Request: Copy out all lines in the data below containing the string "this".

● ● ● ●

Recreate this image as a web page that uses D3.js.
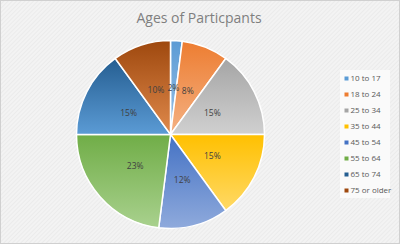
<!DOCTYPE html>
<meta charset="utf-8">
<style>
  body { margin: 0; }
  text { font-family: "Open Sans", "Liberation Sans", sans-serif; }
</style>
<body>
<div id="chart"></div>
</body>
<script src="https://d3js.org/d3.v7.min.js"></script>
<script>
// chart data
var ages = ["10 to 17", "18 to 24", "25 to 34", "35 to 44", "45 to 54", "55 to 64", "65 to 74", "75 or older"];
var shares = [2, 8, 15, 15, 12, 23, 15, 10];
var topColors = ["#5B9BD5", "#ED7D31", "#A5A5A5", "#FFC000", "#4472C4", "#70AD47", "#255E91", "#9E480E"];
var bottomColors = ["#9DC3E6", "#F4B183", "#D0D0D0", "#FFD966", "#8FAADC", "#A9D18E", "#5B9BD5", "#E08A4C"];

var width = 400, height = 244,
    cx = 170.5, cy = 134.5, radius = 94;

var svg = d3.select("#chart").append("svg")
  .attr("width", width)
  .attr("height", height);

var defs = svg.append("defs");

// faint diagonal texture of the background
var hatch = defs.append("pattern")
  .attr("id", "hatch")
  .attr("width", 3).attr("height", 3)
  .attr("patternUnits", "userSpaceOnUse")
  .attr("patternTransform", "rotate(45)");
hatch.append("rect").attr("width", 3).attr("height", 3).attr("fill", "#f3f3f3");
hatch.append("line").attr("x1", 0).attr("y1", 0).attr("x2", 0).attr("y2", 3)
  .attr("stroke", "#e4e4e4").attr("stroke-width", 1);

svg.append("rect")
  .attr("x", 0.5).attr("y", 0.5)
  .attr("width", width - 1).attr("height", height - 1)
  .attr("fill", "url(#hatch)")
  .attr("stroke", "#d0d0d0");

// title
svg.append("text")
  .attr("x", 199).attr("y", 23)
  .attr("text-anchor", "middle")
  .attr("font-size", 14)
  .attr("fill", "#7f7f7f")
  .text("Ages of Particpants");

// one vertical gradient per slice
ages.forEach(function(a, i){
  var g = defs.append("linearGradient")
    .attr("id", "grad" + i)
    .attr("x1", 0).attr("y1", 0).attr("x2", 0).attr("y2", 1);
  g.append("stop").attr("offset", "0%").attr("stop-color", topColors[i]);
  g.append("stop").attr("offset", "100%").attr("stop-color", bottomColors[i]);
});

var pie = d3.pie().sort(null).value(function(d){ return d; });
var arcs = pie(shares);
var arc = d3.arc().innerRadius(0).outerRadius(radius);
var labelArc = d3.arc().innerRadius(radius * 0.5).outerRadius(radius * 0.5);

var total = d3.sum(shares);

var g = svg.append("g")
  .attr("transform", "translate(" + cx + "," + cy + ")");

g.selectAll("path")
  .data(arcs)
  .enter().append("path")
  .attr("d", arc)
  .attr("fill", function(d, i){ return "url(#grad" + i + ")"; })
  .attr("stroke", "#ffffff")
  .attr("stroke-width", 1.5);

g.selectAll("text.lbl")
  .data(arcs)
  .enter().append("text")
  .attr("class", "lbl")
  .attr("transform", function(d){ return "translate(" + labelArc.centroid(d) + ")"; })
  .attr("text-anchor", "middle")
  .attr("dy", "0.35em")
  .attr("font-size", 8.5)
  .attr("fill", "#404040")
  .text(function(d){ return Math.round(d.data / total * 100) + "%"; });

// legend
var legend = svg.append("g");
legend.append("rect")
  .attr("x", 340).attr("y", 70)
  .attr("width", 50).attr("height", 128)
  .attr("fill", "#fafafa");

var ly = d3.scalePoint().domain(ages).range([78.5, 190.5]);

var items = legend.selectAll("g.item")
  .data(ages)
  .enter().append("g")
  .attr("class", "item")
  .attr("transform", function(d){ return "translate(0," + ly(d) + ")"; });

items.append("rect")
  .attr("x", 344.5).attr("y", -2)
  .attr("width", 4).attr("height", 4)
  .attr("fill", function(d, i){ return topColors[i]; });

items.append("text")
  .attr("x", 350.5)
  .attr("dy", "0.35em")
  .attr("font-size", 8)
  .attr("fill", "#595959")
  .text(function(d){ return d; });
</script>
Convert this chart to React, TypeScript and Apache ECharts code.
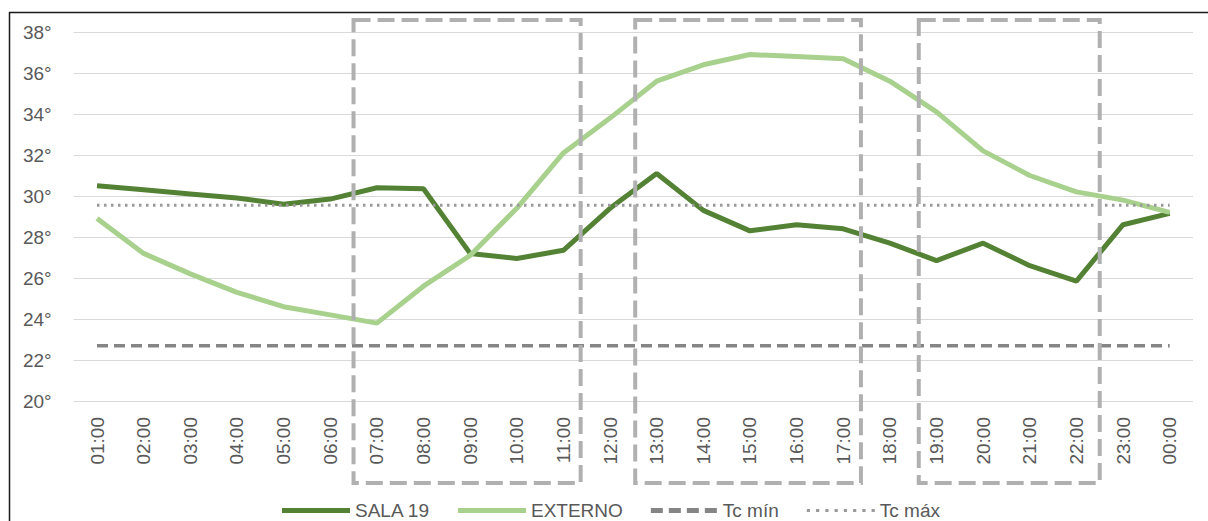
import React, { useEffect, useRef } from "react";
import * as echarts from "echarts";

const categories = [
  "01:00", "02:00", "03:00", "04:00", "05:00", "06:00", "07:00", "08:00",
  "09:00", "10:00", "11:00", "12:00", "13:00", "14:00", "15:00", "16:00",
  "17:00", "18:00", "19:00", "20:00", "21:00", "22:00", "23:00", "00:00",
];

const sala19 = [
  30.5, 30.3, 30.1, 29.9, 29.6, 29.85, 30.4, 30.35, 27.2, 26.95, 27.35, 29.4,
  31.1, 29.3, 28.3, 28.6, 28.4, 27.7, 26.85, 27.7, 26.6, 25.85, 28.6, 29.15,
];

const externo = [
  28.9, 27.2, 26.2, 25.3, 24.6, 24.2, 23.8, 25.6, 27.1, 29.4, 32.1, 33.8,
  35.6, 36.4, 36.9, 36.8, 36.7, 35.6, 34.1, 32.2, 31.0, 30.2, 29.8, 29.2,
];

const tcMin = 22.7;
const tcMax = 29.55;

const yTicks = { min: 20, max: 38, interval: 2 };

// highlighted periods, in (fractional) category index units
const boxes = [
  [5.5, 10.37],
  [11.54, 16.38],
  [17.62, 21.5],
];

const TEXT = "#595959";
const FONT = "Liberation Sans";
const FS = 19;

const dashIcon =
  "path://M0,0h12v5h-12zM18,0h12v5h-12zM36,0h12v5h-12zM54,0h12v5h-12z";
const dotIcon = (() => {
  let d = "path://";
  for (let i = 0; i < 8; i++) {
    const x = i * 8.6;
    d += `M${x},0h3v3h-3z`;
  }
  return d;
})();

export default function App() {
  const ref = useRef<HTMLDivElement>(null);

  useEffect(() => {
    document.body.style.margin = "0";
    const chart = echarts.init(ref.current!, null, { renderer: "svg" });
    const option: any = {
      animation: false,
      textStyle: { fontFamily: FONT },
      grid: { left: 73.7, right: 15, top: 32, bottom: 120, containLabel: false },
      legend: {
        left: 277,
        top: 496,
        itemWidth: 68,
        itemHeight: 5,
        itemGap: 28,
        textStyle: { color: TEXT, fontSize: FS, fontFamily: FONT },
        data: [
          { name: "SALA 19", icon: "rect" },
          { name: "EXTERNO", icon: "rect" },
          { name: "Tc mín", icon: dashIcon },
          { name: "Tc máx", icon: dotIcon },
        ],
      },
      xAxis: {
        type: "category",
        data: categories,
        boundaryGap: true,
        axisLine: { show: false },
        axisTick: { show: false },
        axisLabel: {
          rotate: 90,
          margin: 16,
          color: TEXT,
          fontSize: FS,
          fontFamily: FONT,
        },
      },
      yAxis: {
        type: "value",
        min: yTicks.min,
        max: yTicks.max,
        interval: yTicks.interval,
        axisLine: { show: false },
        axisTick: { show: false },
        splitLine: { lineStyle: { color: "#d9d9d9", width: 1 } },
        axisLabel: {
          formatter: "{value}°",
          margin: 22,
          color: TEXT,
          fontSize: FS,
          fontFamily: FONT,
        },
      },
      series: [
        {
          name: "SALA 19",
          type: "line",
          data: sala19,
          symbol: "none",
          lineStyle: { color: "#548235", width: 5 },
          itemStyle: { color: "#548235" },
          z: 2,
        },
        {
          name: "EXTERNO",
          type: "line",
          data: externo,
          symbol: "none",
          lineStyle: { color: "#a9d18e", width: 5 },
          itemStyle: { color: "#a9d18e" },
          z: 3,
        },
        {
          name: "Tc mín",
          type: "line",
          data: categories.map(() => tcMin),
          symbol: "none",
          lineStyle: { color: "#858585", width: 3.5, type: [11, 6] },
          itemStyle: { color: "#858585" },
          z: 4,
        },
        {
          name: "Tc máx",
          type: "line",
          data: categories.map(() => tcMax),
          symbol: "none",
          lineStyle: { color: "#9a9a9a", width: 3, type: [2.5, 4.5] },
          itemStyle: { color: "#9a9a9a" },
          z: 5,
        },
      ],
    };
    chart.setOption(option);

    const x0 = chart.convertToPixel({ xAxisIndex: 0 }, categories[0]) as number;
    const x1 = chart.convertToPixel({ xAxisIndex: 0 }, categories[1]) as number;
    const step = x1 - x0;
    const yTop = 20;
    const yBot = 483;
    const graphics: any[] = boxes.map(([a, b]) => ({
      type: "rect",
      z: 100,
      shape: { x: x0 + a * step, y: yTop, width: (b - a) * step, height: yBot - yTop },
      style: { fill: "none", stroke: "#b0b0b0", lineWidth: 4, lineDash: [17, 7] },
    }));
    graphics.push(
      {
        type: "line",
        z: 100,
        shape: { x1: 9, y1: 12.5, x2: 1208, y2: 12.5 },
        style: { stroke: "#1a1a1a", lineWidth: 1.5 },
      },
      {
        type: "line",
        z: 100,
        shape: { x1: 9.5, y1: 12, x2: 9.5, y2: 521 },
        style: { stroke: "#1a1a1a", lineWidth: 1.5 },
      }
    );
    chart.setOption({ graphic: graphics });

    return () => chart.dispose();
  }, []);

  return <div ref={ref} style={{ width: 1208, height: 521 }} />;
}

● ● ● ●

Result of the task:
Recreate this image as a web page that uses D3.js.
Convert this chart to React, TypeScript and Apache ECharts code.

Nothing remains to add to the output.